Dies ist auch ein Grund, geschätzter und verehrter Broch, warum mein Brief Dringlichkeitscharakter hat, denn wer hätte gedacht, dass wir nach dem Dreikaiserjahr 1888 und so vielen darauf folgenden einschneidenden Jahren, die den aufkommenden Sturm der Leere vorzeichneten oder gar herausschrien, dass wir danach erneut Zeugen dessen würden, was wir nun seit einiger Zeit beobachten, nämlich ein sich Aufblähen dieser Leere, gleich einem mit der Luft abgrundtiefer Rivalitäten gefüllten Ballon. Einer Leere, die erneut auf der Jagd nach Unendlichkeit außerhalb der Endlichkeit in Erscheinung getreten ist, als ob die Phasen der vorausgegangenen Vernichtung in Vergessenheit geraten wären. Und nun verschlingt uns das Nichts – wie ein Geier mit Klauen und Schnabel, mit denen wir ihn selbst ausgestattet haben –, und wir sehen apathisch zu, als geschehe nichts Beunruhigendes.
Ich lernte Sie durch den ersten Band Ihrer meisterhaften Trilogie Die Schlafwandler um die schläfrige Romantik des Helden Pasenow kennen, auf den ich gleich die anderen beiden Bände folgen ließ: den zweiten, fünfzehn Jahre später spielenden Band um Esch und die Anarchie der Belle Époque sowie den wiederum weitere fünfzehn Jahre später einsetzenden dritten Band zum Ende des Ersten Weltkriegs, der die Beziehung zwischen dem elsässischen Huguenau, Pasenow und Esch thematisiert – einer so zynischen und amoralischen Beziehung, dass nur die Sachlichkeit sie nüchtern darzustellen vermag: Drei Bände, wenn auch nicht elegant, so doch auch keineswegs unstrukturiert, die mit der üblichen skandalös nachlässigen Verspätung erst 1987 und 1988 auf Griechisch erschienen sind, als ob Griechenland nach all dem, was es hat durchstehen müssen, es nicht ertrüge, all das zu rekapitulieren, was aus seinem harten Kampf hervorgegangen ist, und das Dämonische mit dem Rationalen in eigenen Dichtungen zu vereinen. Aus Ihrer Warte als Wiener Platoniker muss das unverzeihlich wirken, bedenkt man die drückende Bürdedes kulturellen Erbes, die auf unseren Schultern lastet. Zu unserer Entlastung sollten Sie aber immerhin bedenken, wie oft wir einer ruinösen Zerstörung zum Opfer gefallen sind.

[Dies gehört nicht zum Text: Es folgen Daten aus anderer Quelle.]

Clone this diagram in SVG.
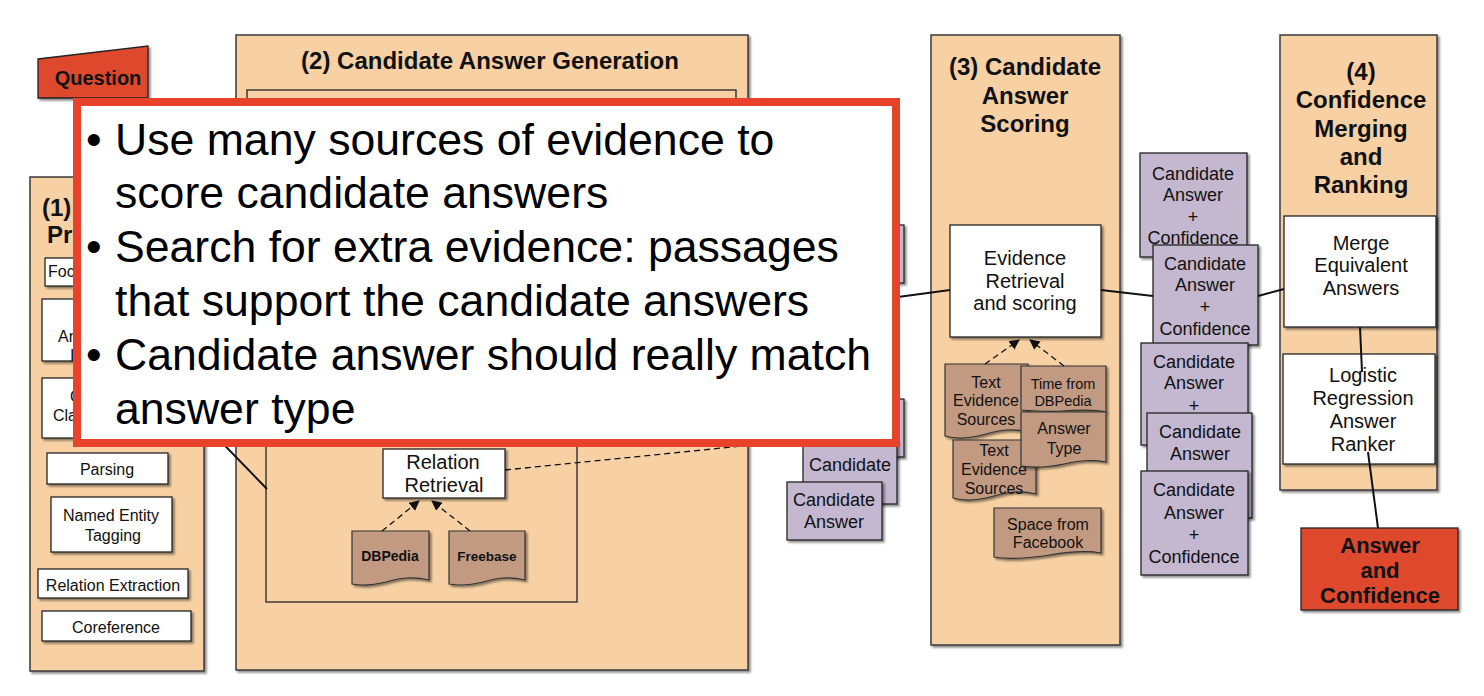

Die Bekanntschaft mit den Schlafwandlern – dem ersten Meisterwerk Ihrer literarischen Laufbahn – machte ich in einer Zeit, als auch ich im nächtlichen Zimmer aus Angst vor enthüllenden Träumen wie ein Schlafwandler hin- und herlief, den im Wachzustand nach der wohltuenden Regungslosigkeit des Schlafs verlangt. Wenn ich damals, zur Zeit des Mauerfalls, mir fest vornahm, die drei schmalen Bände aufmerksam zu lesen, und sie ehrfürchtig neben die gelesenen Bücher einer trägen Jugend ins Regal stellte, neben die Bücher und Tagebücher von Kafka, Musil, Thomas Mann und dessen Sohn Klaus Mann, die Duineser Elegien und die Aufzeichnungen des Malte Lauritz Brigge von Rilke, dann deshalb, weil ich wie vom Blitz getroffen war, als ich feststellen musste, dass das vierte und letzte der ansonsten gleichlangen und in etwa gleichartigen Kapitel des zweiten Bandes Ihrer Trilogie, die Sie der Romantik und der Anarchie widmeten, skandalös knapp war: es umfasste gerade einmal zehn Zeilen.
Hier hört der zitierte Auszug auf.